▸ **To do**:
Word for word, restate the lines from the start of the data below through the line containing "width=347,minimum height=68] (antL)".
:::
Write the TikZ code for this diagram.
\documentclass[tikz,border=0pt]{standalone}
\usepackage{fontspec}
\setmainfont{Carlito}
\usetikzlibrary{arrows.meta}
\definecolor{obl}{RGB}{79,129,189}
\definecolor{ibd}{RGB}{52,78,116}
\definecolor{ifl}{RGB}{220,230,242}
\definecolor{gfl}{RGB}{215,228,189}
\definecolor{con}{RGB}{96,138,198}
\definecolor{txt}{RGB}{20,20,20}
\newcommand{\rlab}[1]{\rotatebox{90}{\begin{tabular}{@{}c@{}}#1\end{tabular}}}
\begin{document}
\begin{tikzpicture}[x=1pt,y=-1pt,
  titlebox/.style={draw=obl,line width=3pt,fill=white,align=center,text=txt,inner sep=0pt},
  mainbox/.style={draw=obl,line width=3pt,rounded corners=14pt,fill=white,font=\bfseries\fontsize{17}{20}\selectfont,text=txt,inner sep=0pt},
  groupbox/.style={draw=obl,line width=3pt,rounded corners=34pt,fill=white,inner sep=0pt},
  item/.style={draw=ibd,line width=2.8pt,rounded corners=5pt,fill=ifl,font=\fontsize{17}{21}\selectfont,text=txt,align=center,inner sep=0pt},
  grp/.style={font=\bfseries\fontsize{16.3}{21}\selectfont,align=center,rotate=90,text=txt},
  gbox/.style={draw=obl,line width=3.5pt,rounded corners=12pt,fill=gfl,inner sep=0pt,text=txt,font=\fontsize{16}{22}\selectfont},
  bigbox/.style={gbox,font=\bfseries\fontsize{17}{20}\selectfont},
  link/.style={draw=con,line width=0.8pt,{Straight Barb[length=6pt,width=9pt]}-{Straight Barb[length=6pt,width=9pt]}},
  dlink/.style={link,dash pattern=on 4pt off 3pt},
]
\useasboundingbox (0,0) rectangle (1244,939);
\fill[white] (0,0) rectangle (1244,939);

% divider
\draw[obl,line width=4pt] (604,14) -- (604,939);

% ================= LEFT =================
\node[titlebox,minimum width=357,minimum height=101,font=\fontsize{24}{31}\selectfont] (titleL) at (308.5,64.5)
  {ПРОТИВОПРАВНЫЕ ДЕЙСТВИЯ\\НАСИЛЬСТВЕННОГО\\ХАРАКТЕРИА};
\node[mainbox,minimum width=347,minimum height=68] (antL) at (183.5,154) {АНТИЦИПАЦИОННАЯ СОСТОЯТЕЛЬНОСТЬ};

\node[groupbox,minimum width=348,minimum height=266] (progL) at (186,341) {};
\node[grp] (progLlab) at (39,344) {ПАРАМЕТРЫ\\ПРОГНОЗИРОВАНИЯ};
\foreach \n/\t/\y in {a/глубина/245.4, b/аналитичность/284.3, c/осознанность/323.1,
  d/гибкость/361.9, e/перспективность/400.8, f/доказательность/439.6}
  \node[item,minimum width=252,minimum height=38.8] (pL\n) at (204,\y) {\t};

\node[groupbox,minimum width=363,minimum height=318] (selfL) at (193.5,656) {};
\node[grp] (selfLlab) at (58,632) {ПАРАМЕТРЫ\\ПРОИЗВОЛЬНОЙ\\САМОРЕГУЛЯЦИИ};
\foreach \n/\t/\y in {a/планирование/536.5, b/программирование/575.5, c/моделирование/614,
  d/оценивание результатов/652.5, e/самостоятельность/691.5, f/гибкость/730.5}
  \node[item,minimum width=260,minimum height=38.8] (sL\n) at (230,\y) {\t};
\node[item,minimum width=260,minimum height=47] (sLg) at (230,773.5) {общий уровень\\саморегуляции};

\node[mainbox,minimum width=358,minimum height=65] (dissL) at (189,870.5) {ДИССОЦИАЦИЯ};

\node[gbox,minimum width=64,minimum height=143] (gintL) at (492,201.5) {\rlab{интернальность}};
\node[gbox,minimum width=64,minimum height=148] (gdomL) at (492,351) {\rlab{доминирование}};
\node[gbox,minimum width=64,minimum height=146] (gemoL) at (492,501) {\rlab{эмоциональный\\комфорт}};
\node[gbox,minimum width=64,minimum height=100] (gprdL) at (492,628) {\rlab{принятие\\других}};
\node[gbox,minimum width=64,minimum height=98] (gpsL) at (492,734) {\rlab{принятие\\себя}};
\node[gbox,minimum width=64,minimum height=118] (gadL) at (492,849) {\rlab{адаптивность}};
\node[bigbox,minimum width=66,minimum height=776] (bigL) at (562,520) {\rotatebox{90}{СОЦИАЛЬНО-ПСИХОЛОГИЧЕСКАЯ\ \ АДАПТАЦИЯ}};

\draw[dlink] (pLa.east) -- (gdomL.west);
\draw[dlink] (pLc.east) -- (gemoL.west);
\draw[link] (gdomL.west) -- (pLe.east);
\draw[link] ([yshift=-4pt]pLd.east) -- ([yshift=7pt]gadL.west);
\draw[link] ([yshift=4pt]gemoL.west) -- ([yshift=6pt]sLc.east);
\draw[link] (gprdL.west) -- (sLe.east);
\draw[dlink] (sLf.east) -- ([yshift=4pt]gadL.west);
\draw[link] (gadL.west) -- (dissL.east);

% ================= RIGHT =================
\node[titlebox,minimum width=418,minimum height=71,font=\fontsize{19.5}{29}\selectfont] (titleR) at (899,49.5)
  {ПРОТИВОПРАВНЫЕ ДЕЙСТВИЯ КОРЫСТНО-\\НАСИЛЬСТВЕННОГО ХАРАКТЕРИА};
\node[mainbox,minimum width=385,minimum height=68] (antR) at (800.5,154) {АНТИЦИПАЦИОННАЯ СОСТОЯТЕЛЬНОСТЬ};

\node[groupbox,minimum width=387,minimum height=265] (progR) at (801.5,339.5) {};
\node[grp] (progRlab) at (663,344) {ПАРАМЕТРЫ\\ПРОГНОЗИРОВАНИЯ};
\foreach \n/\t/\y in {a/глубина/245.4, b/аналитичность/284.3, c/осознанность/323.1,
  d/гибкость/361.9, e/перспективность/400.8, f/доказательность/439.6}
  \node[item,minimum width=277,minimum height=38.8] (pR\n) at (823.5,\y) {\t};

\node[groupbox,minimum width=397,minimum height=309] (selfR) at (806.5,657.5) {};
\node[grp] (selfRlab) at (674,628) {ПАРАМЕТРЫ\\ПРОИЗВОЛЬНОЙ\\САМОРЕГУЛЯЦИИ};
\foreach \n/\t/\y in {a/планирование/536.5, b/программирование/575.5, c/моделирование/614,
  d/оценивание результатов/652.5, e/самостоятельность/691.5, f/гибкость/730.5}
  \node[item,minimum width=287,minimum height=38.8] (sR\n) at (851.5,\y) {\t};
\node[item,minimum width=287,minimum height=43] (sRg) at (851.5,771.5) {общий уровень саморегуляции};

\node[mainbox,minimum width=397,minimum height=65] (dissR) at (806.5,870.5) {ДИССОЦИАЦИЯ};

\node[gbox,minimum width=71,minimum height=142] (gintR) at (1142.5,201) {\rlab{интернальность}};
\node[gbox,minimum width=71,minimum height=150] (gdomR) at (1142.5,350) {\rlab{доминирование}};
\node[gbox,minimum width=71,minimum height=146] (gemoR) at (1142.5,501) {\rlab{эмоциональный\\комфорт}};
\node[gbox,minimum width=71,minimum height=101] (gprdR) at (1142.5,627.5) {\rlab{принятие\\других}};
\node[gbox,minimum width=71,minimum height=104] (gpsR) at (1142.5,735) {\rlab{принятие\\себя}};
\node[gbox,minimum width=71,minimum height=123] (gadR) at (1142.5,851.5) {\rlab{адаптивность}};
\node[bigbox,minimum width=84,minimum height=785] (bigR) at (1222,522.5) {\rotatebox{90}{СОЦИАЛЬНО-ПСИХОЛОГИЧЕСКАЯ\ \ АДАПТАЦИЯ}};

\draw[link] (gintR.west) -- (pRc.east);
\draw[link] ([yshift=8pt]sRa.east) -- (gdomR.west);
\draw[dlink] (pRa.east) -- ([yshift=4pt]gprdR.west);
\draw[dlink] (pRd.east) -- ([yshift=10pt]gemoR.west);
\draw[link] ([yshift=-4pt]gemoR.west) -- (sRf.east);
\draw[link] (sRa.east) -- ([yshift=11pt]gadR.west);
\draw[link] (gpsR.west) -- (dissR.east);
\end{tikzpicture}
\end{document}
:::
▸ **Reply to the exercise**:
Write the TikZ code for this diagram.
\documentclass[tikz,border=0pt]{standalone}
\usepackage{fontspec}
\setmainfont{Carlito}
\usetikzlibrary{arrows.meta}
\definecolor{obl}{RGB}{79,129,189}
\definecolor{ibd}{RGB}{52,78,116}
\definecolor{ifl}{RGB}{220,230,242}
\definecolor{gfl}{RGB}{215,228,189}
\definecolor{con}{RGB}{96,138,198}
\definecolor{txt}{RGB}{20,20,20}
\newcommand{\rlab}[1]{\rotatebox{90}{\begin{tabular}{@{}c@{}}#1\end{tabular}}}
\begin{document}
\begin{tikzpicture}[x=1pt,y=-1pt,
  titlebox/.style={draw=obl,line width=3pt,fill=white,align=center,text=txt,inner sep=0pt},
  mainbox/.style={draw=obl,line width=3pt,rounded corners=14pt,fill=white,font=\bfseries\fontsize{17}{20}\selectfont,text=txt,inner sep=0pt},
  groupbox/.style={draw=obl,line width=3pt,rounded corners=34pt,fill=white,inner sep=0pt},
  item/.style={draw=ibd,line width=2.8pt,rounded corners=5pt,fill=ifl,font=\fontsize{17}{21}\selectfont,text=txt,align=center,inner sep=0pt},
  grp/.style={font=\bfseries\fontsize{16.3}{21}\selectfont,align=center,rotate=90,text=txt},
  gbox/.style={draw=obl,line width=3.5pt,rounded corners=12pt,fill=gfl,inner sep=0pt,text=txt,font=\fontsize{16}{22}\selectfont},
  bigbox/.style={gbox,font=\bfseries\fontsize{17}{20}\selectfont},
  link/.style={draw=con,line width=0.8pt,{Straight Barb[length=6pt,width=9pt]}-{Straight Barb[length=6pt,width=9pt]}},
  dlink/.style={link,dash pattern=on 4pt off 3pt},
]
\useasboundingbox (0,0) rectangle (1244,939);
\fill[white] (0,0) rectangle (1244,939);

% divider
\draw[obl,line width=4pt] (604,14) -- (604,939);

% ================= LEFT =================
\node[titlebox,minimum width=357,minimum height=101,font=\fontsize{24}{31}\selectfont] (titleL) at (308.5,64.5)
  {ПРОТИВОПРАВНЫЕ ДЕЙСТВИЯ\\НАСИЛЬСТВЕННОГО\\ХАРАКТЕРИА};
\node[mainbox,minimum width=347,minimum height=68] (antL) at (183.5,154) {АНТИЦИПАЦИОННАЯ СОСТОЯТЕЛЬНОСТЬ};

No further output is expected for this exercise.